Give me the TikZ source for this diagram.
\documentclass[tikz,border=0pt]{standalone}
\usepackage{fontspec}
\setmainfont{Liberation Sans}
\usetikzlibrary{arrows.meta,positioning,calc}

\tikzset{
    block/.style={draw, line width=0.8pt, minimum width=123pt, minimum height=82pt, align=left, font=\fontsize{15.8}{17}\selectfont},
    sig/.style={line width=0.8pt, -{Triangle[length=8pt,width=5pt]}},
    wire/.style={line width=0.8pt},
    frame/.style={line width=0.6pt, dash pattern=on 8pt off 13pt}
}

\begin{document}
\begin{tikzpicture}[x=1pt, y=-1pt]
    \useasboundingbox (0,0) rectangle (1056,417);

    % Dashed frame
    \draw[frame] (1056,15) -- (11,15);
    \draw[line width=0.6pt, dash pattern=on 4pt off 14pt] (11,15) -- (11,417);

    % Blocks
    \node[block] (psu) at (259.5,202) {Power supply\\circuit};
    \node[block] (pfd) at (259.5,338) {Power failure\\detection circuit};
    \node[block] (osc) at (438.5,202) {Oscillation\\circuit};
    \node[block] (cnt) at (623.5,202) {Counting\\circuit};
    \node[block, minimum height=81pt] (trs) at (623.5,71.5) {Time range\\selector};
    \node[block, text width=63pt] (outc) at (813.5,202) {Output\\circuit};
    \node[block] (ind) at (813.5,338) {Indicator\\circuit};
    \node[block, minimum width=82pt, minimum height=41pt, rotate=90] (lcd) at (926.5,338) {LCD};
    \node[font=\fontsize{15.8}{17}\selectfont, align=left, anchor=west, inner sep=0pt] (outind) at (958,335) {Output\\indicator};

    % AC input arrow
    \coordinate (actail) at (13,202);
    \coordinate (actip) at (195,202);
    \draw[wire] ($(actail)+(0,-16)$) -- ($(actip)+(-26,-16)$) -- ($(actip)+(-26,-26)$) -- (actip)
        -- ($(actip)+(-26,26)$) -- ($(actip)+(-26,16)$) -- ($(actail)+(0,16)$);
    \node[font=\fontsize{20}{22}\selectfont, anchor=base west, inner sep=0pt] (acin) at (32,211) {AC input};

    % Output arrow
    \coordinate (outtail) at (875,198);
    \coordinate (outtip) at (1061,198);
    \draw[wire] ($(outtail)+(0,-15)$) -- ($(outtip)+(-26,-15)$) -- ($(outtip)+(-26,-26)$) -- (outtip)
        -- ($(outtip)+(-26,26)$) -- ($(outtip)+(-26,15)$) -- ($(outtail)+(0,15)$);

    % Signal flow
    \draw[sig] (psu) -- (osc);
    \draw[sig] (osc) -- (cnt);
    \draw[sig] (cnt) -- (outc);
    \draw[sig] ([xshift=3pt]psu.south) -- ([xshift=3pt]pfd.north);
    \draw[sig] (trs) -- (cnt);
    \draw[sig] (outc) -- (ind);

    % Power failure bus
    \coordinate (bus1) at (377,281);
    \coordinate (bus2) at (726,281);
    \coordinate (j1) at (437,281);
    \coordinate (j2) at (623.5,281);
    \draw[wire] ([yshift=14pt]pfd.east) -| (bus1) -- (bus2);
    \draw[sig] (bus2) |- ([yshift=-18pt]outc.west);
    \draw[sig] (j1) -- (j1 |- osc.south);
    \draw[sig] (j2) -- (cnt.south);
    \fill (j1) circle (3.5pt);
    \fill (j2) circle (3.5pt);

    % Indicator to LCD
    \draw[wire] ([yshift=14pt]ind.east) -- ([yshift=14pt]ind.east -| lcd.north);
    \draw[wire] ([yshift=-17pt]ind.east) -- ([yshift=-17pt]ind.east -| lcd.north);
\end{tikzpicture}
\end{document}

================

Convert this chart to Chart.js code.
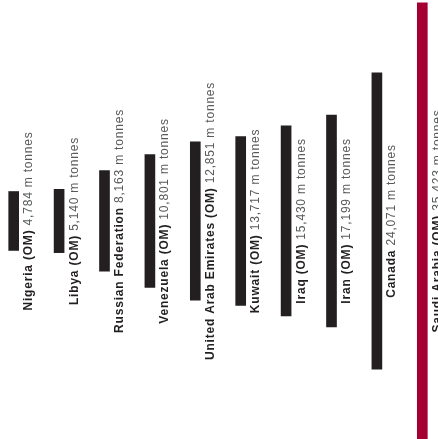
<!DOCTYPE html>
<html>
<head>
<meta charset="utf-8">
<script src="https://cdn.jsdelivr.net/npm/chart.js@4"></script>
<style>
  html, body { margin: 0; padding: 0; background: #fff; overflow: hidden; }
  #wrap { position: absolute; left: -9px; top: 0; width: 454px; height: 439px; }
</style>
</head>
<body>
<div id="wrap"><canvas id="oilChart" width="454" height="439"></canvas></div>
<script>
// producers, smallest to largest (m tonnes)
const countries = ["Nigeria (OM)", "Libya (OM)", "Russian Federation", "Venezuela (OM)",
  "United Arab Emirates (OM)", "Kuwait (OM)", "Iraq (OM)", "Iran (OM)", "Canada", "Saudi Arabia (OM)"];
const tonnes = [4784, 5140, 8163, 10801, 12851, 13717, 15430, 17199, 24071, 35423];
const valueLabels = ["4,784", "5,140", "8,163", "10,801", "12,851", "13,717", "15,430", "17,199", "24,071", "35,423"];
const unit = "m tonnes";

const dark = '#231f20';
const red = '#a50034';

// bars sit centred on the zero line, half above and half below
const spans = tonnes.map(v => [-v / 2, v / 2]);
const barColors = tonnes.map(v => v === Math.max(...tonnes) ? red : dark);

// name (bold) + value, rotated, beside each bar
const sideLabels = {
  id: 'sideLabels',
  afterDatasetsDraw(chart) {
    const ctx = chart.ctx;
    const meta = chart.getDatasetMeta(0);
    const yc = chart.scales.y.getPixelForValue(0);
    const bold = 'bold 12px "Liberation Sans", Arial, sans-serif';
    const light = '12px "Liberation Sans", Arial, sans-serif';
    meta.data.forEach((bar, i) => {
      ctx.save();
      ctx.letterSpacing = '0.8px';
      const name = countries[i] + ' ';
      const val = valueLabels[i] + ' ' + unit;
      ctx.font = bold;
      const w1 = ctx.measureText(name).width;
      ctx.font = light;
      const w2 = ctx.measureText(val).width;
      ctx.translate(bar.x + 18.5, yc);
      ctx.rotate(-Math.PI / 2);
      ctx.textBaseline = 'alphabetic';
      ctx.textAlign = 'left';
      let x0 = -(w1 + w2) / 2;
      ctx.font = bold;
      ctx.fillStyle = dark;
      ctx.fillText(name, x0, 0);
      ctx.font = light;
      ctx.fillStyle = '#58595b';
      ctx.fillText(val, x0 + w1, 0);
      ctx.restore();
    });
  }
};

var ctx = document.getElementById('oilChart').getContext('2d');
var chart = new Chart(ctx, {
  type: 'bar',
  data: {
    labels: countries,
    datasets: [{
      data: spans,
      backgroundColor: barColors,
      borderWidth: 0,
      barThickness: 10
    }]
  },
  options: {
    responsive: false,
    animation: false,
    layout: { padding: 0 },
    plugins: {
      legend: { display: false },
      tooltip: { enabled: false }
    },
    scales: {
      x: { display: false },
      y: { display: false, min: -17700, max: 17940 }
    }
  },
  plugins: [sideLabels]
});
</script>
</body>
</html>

================

- To do -
Every line from the one containing "Give me the TikZ source for this diagram." through the one containing "align=left, anchor=west, inner" is to be given again exactly, both ends included, and no line outside that range.

- Answer in full -
Give me the TikZ source for this diagram.
\documentclass[tikz,border=0pt]{standalone}
\usepackage{fontspec}
\setmainfont{Liberation Sans}
\usetikzlibrary{arrows.meta,positioning,calc}

\tikzset{
    block/.style={draw, line width=0.8pt, minimum width=123pt, minimum height=82pt, align=left, font=\fontsize{15.8}{17}\selectfont},
    sig/.style={line width=0.8pt, -{Triangle[length=8pt,width=5pt]}},
    wire/.style={line width=0.8pt},
    frame/.style={line width=0.6pt, dash pattern=on 8pt off 13pt}
}

\begin{document}
\begin{tikzpicture}[x=1pt, y=-1pt]
    \useasboundingbox (0,0) rectangle (1056,417);

    % Dashed frame
    \draw[frame] (1056,15) -- (11,15);
    \draw[line width=0.6pt, dash pattern=on 4pt off 14pt] (11,15) -- (11,417);

    % Blocks
    \node[block] (psu) at (259.5,202) {Power supply\\circuit};
    \node[block] (pfd) at (259.5,338) {Power failure\\detection circuit};
    \node[block] (osc) at (438.5,202) {Oscillation\\circuit};
    \node[block] (cnt) at (623.5,202) {Counting\\circuit};
    \node[block, minimum height=81pt] (trs) at (623.5,71.5) {Time range\\selector};
    \node[block, text width=63pt] (outc) at (813.5,202) {Output\\circuit};
    \node[block] (ind) at (813.5,338) {Indicator\\circuit};
    \node[block, minimum width=82pt, minimum height=41pt, rotate=90] (lcd) at (926.5,338) {LCD};
    \node[font=\fontsize{15.8}{17}\selectfont, align=left, anchor=west, inner sep=0pt] (outind) at (958,335) {Output\\indicator};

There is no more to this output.